Challenge: Quote the data below in full, minus the images.

((

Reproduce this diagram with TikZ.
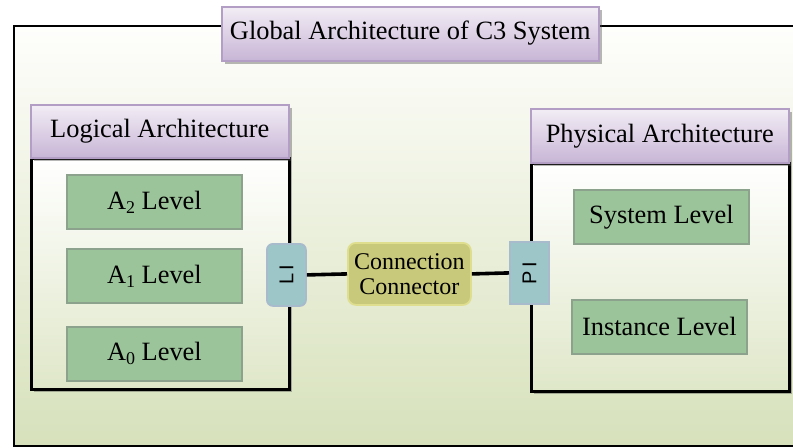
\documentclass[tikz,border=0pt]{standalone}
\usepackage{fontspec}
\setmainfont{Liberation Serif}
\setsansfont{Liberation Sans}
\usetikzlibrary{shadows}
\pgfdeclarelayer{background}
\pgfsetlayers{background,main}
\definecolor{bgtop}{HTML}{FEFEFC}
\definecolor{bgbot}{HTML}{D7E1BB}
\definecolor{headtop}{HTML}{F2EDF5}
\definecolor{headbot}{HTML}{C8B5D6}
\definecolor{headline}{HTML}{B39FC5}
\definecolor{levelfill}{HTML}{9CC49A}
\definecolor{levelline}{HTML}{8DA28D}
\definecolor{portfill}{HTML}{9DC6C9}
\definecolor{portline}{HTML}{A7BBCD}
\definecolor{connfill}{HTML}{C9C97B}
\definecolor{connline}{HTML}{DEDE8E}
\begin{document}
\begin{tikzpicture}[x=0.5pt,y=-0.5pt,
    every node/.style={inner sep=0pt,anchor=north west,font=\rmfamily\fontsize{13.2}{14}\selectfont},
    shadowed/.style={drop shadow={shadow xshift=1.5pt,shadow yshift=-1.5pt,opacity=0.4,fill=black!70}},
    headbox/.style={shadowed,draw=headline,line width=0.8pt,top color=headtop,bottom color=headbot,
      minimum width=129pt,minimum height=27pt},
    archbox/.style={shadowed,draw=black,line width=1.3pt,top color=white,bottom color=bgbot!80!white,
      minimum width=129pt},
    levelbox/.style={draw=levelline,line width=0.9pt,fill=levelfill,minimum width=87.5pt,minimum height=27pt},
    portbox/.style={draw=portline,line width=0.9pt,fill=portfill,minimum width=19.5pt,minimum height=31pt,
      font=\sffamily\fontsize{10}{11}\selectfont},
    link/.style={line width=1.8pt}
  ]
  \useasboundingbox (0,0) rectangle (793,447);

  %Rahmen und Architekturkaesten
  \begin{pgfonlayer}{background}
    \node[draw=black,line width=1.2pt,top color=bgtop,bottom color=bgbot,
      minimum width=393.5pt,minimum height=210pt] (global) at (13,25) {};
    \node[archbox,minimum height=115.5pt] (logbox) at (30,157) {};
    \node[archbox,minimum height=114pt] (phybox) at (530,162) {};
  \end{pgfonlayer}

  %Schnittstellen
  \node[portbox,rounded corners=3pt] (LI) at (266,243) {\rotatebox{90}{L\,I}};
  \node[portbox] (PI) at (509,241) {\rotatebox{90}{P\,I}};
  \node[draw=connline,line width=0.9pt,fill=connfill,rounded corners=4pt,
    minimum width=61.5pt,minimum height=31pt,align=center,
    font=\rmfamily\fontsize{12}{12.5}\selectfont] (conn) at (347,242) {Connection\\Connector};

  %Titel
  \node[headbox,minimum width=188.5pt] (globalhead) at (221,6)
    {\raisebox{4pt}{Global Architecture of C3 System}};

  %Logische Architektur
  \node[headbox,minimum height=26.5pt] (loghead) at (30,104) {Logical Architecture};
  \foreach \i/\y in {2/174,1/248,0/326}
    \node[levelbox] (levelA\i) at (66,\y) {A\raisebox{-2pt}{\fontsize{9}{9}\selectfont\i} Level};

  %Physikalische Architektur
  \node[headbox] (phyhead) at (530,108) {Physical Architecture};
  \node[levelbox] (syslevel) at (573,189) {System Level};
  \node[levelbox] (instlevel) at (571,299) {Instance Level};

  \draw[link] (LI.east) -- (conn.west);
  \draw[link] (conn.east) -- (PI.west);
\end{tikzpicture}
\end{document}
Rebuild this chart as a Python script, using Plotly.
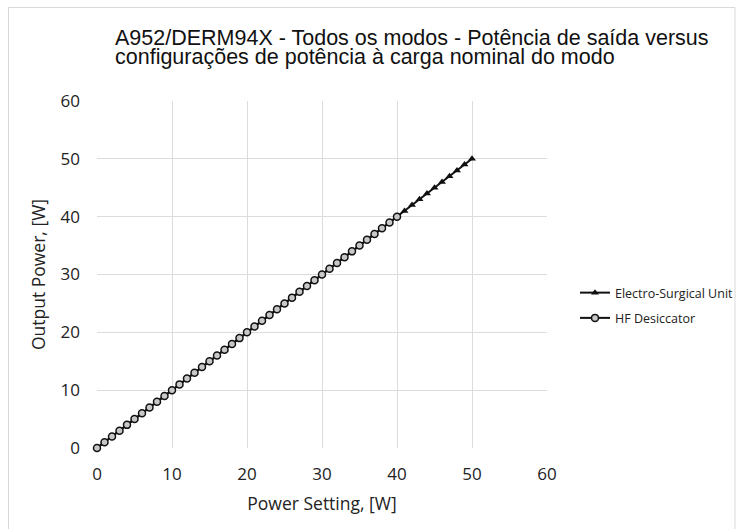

))

Answer below:
Reproduce this diagram with TikZ.
\documentclass[tikz,border=0pt]{standalone}
\usepackage{fontspec}
\setmainfont{Liberation Serif}
\setsansfont{Liberation Sans}
\usetikzlibrary{shadows}
\pgfdeclarelayer{background}
\pgfsetlayers{background,main}
\definecolor{bgtop}{HTML}{FEFEFC}
\definecolor{bgbot}{HTML}{D7E1BB}
\definecolor{headtop}{HTML}{F2EDF5}
\definecolor{headbot}{HTML}{C8B5D6}
\definecolor{headline}{HTML}{B39FC5}
\definecolor{levelfill}{HTML}{9CC49A}
\definecolor{levelline}{HTML}{8DA28D}
\definecolor{portfill}{HTML}{9DC6C9}
\definecolor{portline}{HTML}{A7BBCD}
\definecolor{connfill}{HTML}{C9C97B}
\definecolor{connline}{HTML}{DEDE8E}
\begin{document}
\begin{tikzpicture}[x=0.5pt,y=-0.5pt,
    every node/.style={inner sep=0pt,anchor=north west,font=\rmfamily\fontsize{13.2}{14}\selectfont},
    shadowed/.style={drop shadow={shadow xshift=1.5pt,shadow yshift=-1.5pt,opacity=0.4,fill=black!70}},
    headbox/.style={shadowed,draw=headline,line width=0.8pt,top color=headtop,bottom color=headbot,
      minimum width=129pt,minimum height=27pt},
    archbox/.style={shadowed,draw=black,line width=1.3pt,top color=white,bottom color=bgbot!80!white,
      minimum width=129pt},
    levelbox/.style={draw=levelline,line width=0.9pt,fill=levelfill,minimum width=87.5pt,minimum height=27pt},
    portbox/.style={draw=portline,line width=0.9pt,fill=portfill,minimum width=19.5pt,minimum height=31pt,
      font=\sffamily\fontsize{10}{11}\selectfont},
    link/.style={line width=1.8pt}
  ]
  \useasboundingbox (0,0) rectangle (793,447);

  %Rahmen und Architekturkaesten
  \begin{pgfonlayer}{background}
    \node[draw=black,line width=1.2pt,top color=bgtop,bottom color=bgbot,
      minimum width=393.5pt,minimum height=210pt] (global) at (13,25) {};
    \node[archbox,minimum height=115.5pt] (logbox) at (30,157) {};
    \node[archbox,minimum height=114pt] (phybox) at (530,162) {};
  \end{pgfonlayer}

  %Schnittstellen
  \node[portbox,rounded corners=3pt] (LI) at (266,243) {\rotatebox{90}{L\,I}};
  \node[portbox] (PI) at (509,241) {\rotatebox{90}{P\,I}};
  \node[draw=connline,line width=0.9pt,fill=connfill,rounded corners=4pt,
    minimum width=61.5pt,minimum height=31pt,align=center,
    font=\rmfamily\fontsize{12}{12.5}\selectfont] (conn) at (347,242) {Connection\\Connector};

  %Titel
  \node[headbox,minimum width=188.5pt] (globalhead) at (221,6)
    {\raisebox{4pt}{Global Architecture of C3 System}};

  %Logische Architektur
  \node[headbox,minimum height=26.5pt] (loghead) at (30,104) {Logical Architecture};
  \foreach \i/\y in {2/174,1/248,0/326}
    \node[levelbox] (levelA\i) at (66,\y) {A\raisebox{-2pt}{\fontsize{9}{9}\selectfont\i} Level};

  %Physikalische Architektur
  \node[headbox] (phyhead) at (530,108) {Physical Architecture};
  \node[levelbox] (syslevel) at (573,189) {System Level};
  \node[levelbox] (instlevel) at (571,299) {Instance Level};

  \draw[link] (LI.east) -- (conn.west);
  \draw[link] (conn.east) -- (PI.west);
\end{tikzpicture}
\end{document}
Rebuild this chart as a Python script, using Plotly.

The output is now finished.